I think the attitude of the early morning laborers often creeps into the modern heart. This is part of the reason church leaders have a hard time celebrating the next generation. We remember all the work we’ve endured. We remember the hard times, the scorching heat. It can be difficult for people who’ve gone through years of service to have joy for those who’ve come recently.
But Christ rewards us for our faithfulness to the hours he’s asked US to work. Not THEIR hours, but OURS. We don’t choose when we are born, when we are called. We cannot choose the generation we are part of. It makes no sense to begrudge someone for the hour they showed up. He is a good Master, and however He rewards us is grace.

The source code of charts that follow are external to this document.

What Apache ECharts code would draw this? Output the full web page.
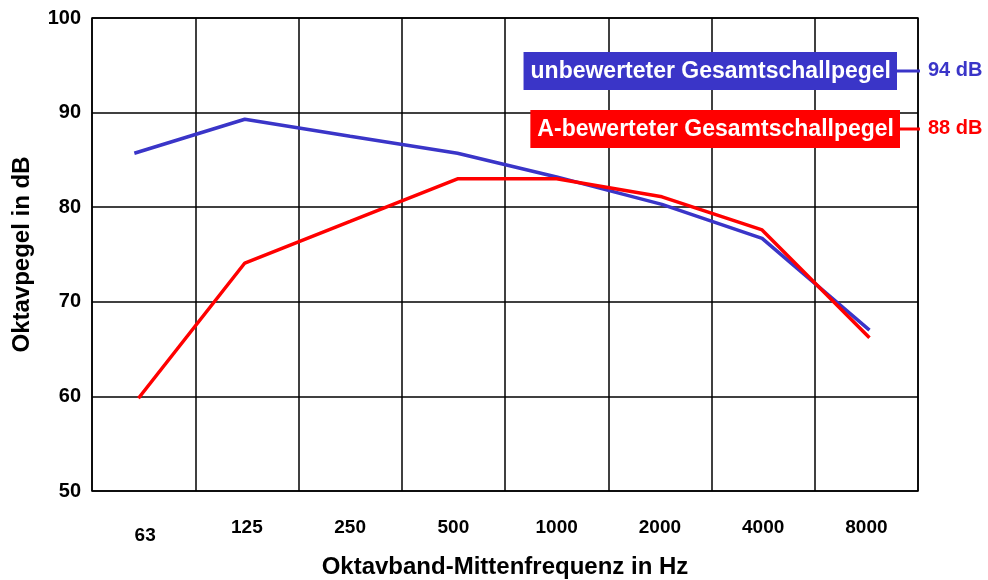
<!DOCTYPE html>
<html>
<head>
<meta charset="utf-8">
<script src="https://cdn.jsdelivr.net/npm/echarts@6/dist/echarts.min.js"></script>
<style>
  html, body { margin: 0; padding: 0; background: #fff; }
  #chart { width: 988px; height: 580px; }
</style>
</head>
<body>
<div id="chart"></div>
<script>
// Oktavbänder
const bands = ['63', '125', '250', '500', '1000', '2000', '4000', '8000'];

// Lage der Punkte innerhalb der Bandspalten (0 = linker Rand)
const bluePos = [0.41, 1.48, 2.5, 3.54, 4.5, 5.52, 6.49, 7.53];
const redPos = [0.45, 1.48, 2.5, 3.54, 4.5, 5.52, 6.49, 7.53];

// Oktavpegel in dB
const unweighted = [85.7, 89.3, 87.5, 85.7, 83.2, 80.3, 76.7, 67.0];
const aWeighted = [59.8, 74.1, 78.5, 83.0, 83.0, 81.1, 77.6, 66.2];

const seriesNames = ['unbewerteter Gesamtschallpegel', 'A-bewerteter Gesamtschallpegel'];
const totals = ['94 dB', '88 dB'];
const colors = ['#3a35c8', '#ff0000'];

const font = 'Liberation Sans, Arial, sans-serif';

const chart = echarts.init(document.getElementById('chart'));

const legendBox = (i, y, right) => [
  {
    type: 'text',
    right: right,
    top: y - 19,
    style: {
      text: seriesNames[i],
      fill: '#fff',
      font: 'bold 23px ' + font,
      backgroundColor: colors[i],
      padding: [8, 6, 7, 7]
    },
    z: 10
  },
  {
    type: 'line',
    shape: { x1: 988 - right, y1: y, x2: 920, y2: y },
    style: { stroke: colors[i], lineWidth: 3 },
    z: 10
  },
  {
    type: 'text',
    left: 928,
    top: y - 11,
    style: {
      text: totals[i],
      fill: colors[i],
      font: 'bold 20px ' + font
    },
    z: 10
  }
];

chart.setOption({
  animation: false,
  backgroundColor: '#fff',
  textStyle: { fontFamily: font },
  grid: {
    left: 92, right: 70, top: 18, bottom: 89,
    outerBoundsMode: 'none',
    show: true, borderColor: '#000', borderWidth: 1.5
  },
  xAxis: [
    {
      type: 'category',
      data: bands,
      boundaryGap: true,
      axisLine: { show: false },
      axisTick: { show: false },
      axisLabel: {
        color: '#000', fontWeight: 'bold', fontSize: 19, margin: 27,
        formatter: (v, i) => (i === 0 ? '{low|' + v + '}' : v),
        rich: {
          low: { color: '#000', fontWeight: 'bold', fontSize: 19, padding: [8, 0, 0, 3] }
        }
      },
      splitLine: { show: true, interval: 0, lineStyle: { color: '#000', width: 1.5 } },
      name: 'Oktavband-Mittenfrequenz in Hz',
      nameLocation: 'middle',
      nameGap: 64,
      nameTextStyle: { color: '#000', fontWeight: 'bold', fontSize: 24 }
    },
    {
      type: 'value',
      min: 0, max: 8, interval: 1,
      show: false
    }
  ],
  yAxis: {
    type: 'value',
    min: 50, max: 100, interval: 10,
    axisLine: { show: false },
    axisTick: { show: false },
    axisLabel: { color: '#000', fontWeight: 'bold', fontSize: 20, margin: 11 },
    splitLine: { lineStyle: { color: '#000', width: 1.5 } },
    name: 'Oktavpegel in dB',
    nameLocation: 'middle',
    nameGap: 58,
    nameTextStyle: { color: '#000', fontWeight: 'bold', fontSize: 24 }
  },
  series: [
    {
      name: seriesNames[0],
      type: 'line',
      xAxisIndex: 1,
      data: unweighted.map((v, i) => [bluePos[i], v]),
      symbol: 'none',
      lineStyle: { color: colors[0], width: 3.5 },
      z: 3
    },
    {
      name: seriesNames[1],
      type: 'line',
      xAxisIndex: 1,
      data: aWeighted.map((v, i) => [redPos[i], v]),
      symbol: 'none',
      lineStyle: { color: colors[1], width: 3.5 },
      z: 4
    }
  ],
  graphic: [].concat(legendBox(0, 71, 91), legendBox(1, 129, 88))
});
</script>
</body>
</html>
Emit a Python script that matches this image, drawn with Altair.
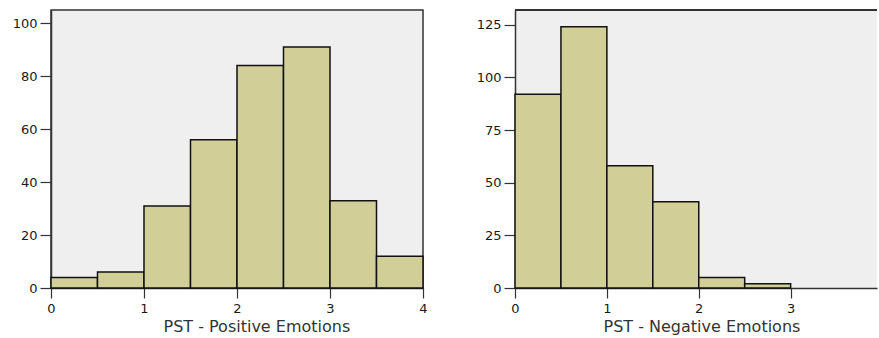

My whole life I’ve heard of the glorious days of the Jesus Movement of the 60s and 70s. Born in 1978, I missed it entirely. But I’ve heard the stories. At times, I’ve been envious of those days, wishing I’d been there. Now my temptation is to belittle the millenials behind me. But all of this is futile, for there is a work to do today.
My resolution: Do MY job, because I certainly cannot do anyone else's.